The Dutch nation welcomed the final separation from Belgium with profound relief. The national charges had risen from 15 million florins in 1815 to 38 million florins in 1838. Taxation was oppressive, trade stagnant, and the financial position growing more and more intolerable. The long-tried loyalty of the people, who had entrusted their sovereign with such wide and autocratic powers, had cooled. The king's Belgian policy had obviously been a complete failure; and the rotten state of public finance was naturally in large part attributed to the sovereign, who had so long been practically his own finance minister. Loud cries began to be raised for a revision of the constitution on liberal lines. To the old king any such revision was repugnant; but, unable to resist the trend of public opinion, he gave his assent to a measure of constitutional reform in the spring of 1840. Its limited concessions satisfied no one. Its principal modifications of the Fundamental Law were: (1) the division of the province of Holland into two parts; (2) the reduction of the Civil List; (3) the necessary alteration of the number of deputies in the Second Chamber due to the separation from Belgium; (4) abolition of the distinction between the ordinary and the extraordinary budget; (5) a statement of the receipts and expenditure of the colonies to be laid before the States-General. Finally the principle of ministerial responsibility was granted most reluctantly, the king yielding only after the Chambers had declined to consider the estimates without this concession. But William had already made up his mind to abdicate, rather than reign under the new conditions. He knew that he was unpopular and out-of-touch with the times; and his unpopularity had been increased by his announced intention of marrying the Countess Henriette D'Oultremont, a Belgian and a Catholic. On October 7 he issued a proclamation by which he handed over the government to his son William Frederick, Prince of Orange. He then retired quietly to his private estates in Silesia. He died at Berlin in 1843.

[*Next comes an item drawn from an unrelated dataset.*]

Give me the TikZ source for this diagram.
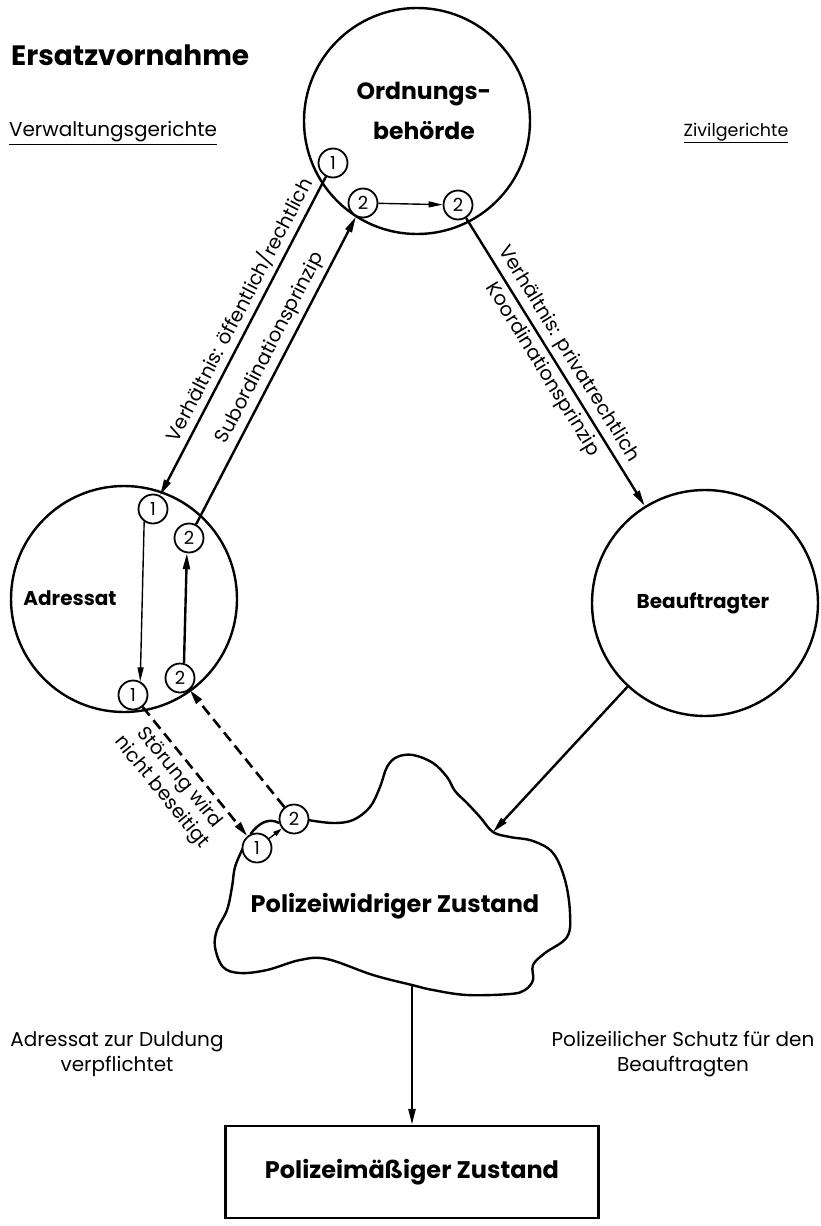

William II was forty-eight years of age on his accession to the throne. He was a man of a character very different from that of his father. Amiable, accessible, easily influenced, liberal-handed even to extravagance, he was deservedly popular. He had shown himself in the Peninsula, at Quatre Bras and Waterloo and later in the Ten Days' Campaign, to be a capable and courageous soldier, but he possessed few of the qualities either of a statesman or a financier. He had married in 1816 Anna Paulovna, sister of the Tsar Alexander I, after his proposed marriage with the Princess Charlotte of England had been broken off.

He entered upon his reign in difficult times. There was a loud demand for a further sweeping revision of the constitution. Religious movements, which had been gathering force during the reign of William I, required careful handling. One minister after another had tried to grapple with the financial problem, but in vain. In 1840 the public debt amounted to 2200 million florins; and the burden of taxation, though it had become almost unendurable, failed to provide for the interest on the debt and the necessary expenses of administration. The State was in fact on the verge of bankruptcy. The appointment in 1842 of F.A. van Hall (formerly an Amsterdam advocate, who had held the post of minister of justice) to be finance minister opened out a means of salvation. The arrears to 1840 amounted to 35 million florins; the deficit for 1841-3 had to be covered, and means provided for the expenditure for 1843-4. Van Hall's proposals gave the people the choice between providing the necessary money by an extraordinary tax of one and a half per cent, on property and income, and raising a voluntary loan of 150 million florins at 3 per cent. After long debates the States-General accepted the proposal for the voluntary loan, but the amount was reduced to 126 millions. The success of the loan, though at first doubtful, was by March, 1844, complete. The Amsterdam Bourse gave its utmost support; and the royal family set a good example by a joint subscription of 11 million florins. By this means, and by the capitalisation of the annual Belgian payment of five million francs, Van Hall was able to clear off the four years' arrears and to convert the 5 and 4-1/2 per cent. scrip into 4 per cent. He was helped by the large annual payments, which now began to come in from the Dutch East Indies; and at length an equilibrium was established in the budget between receipts and expenditure.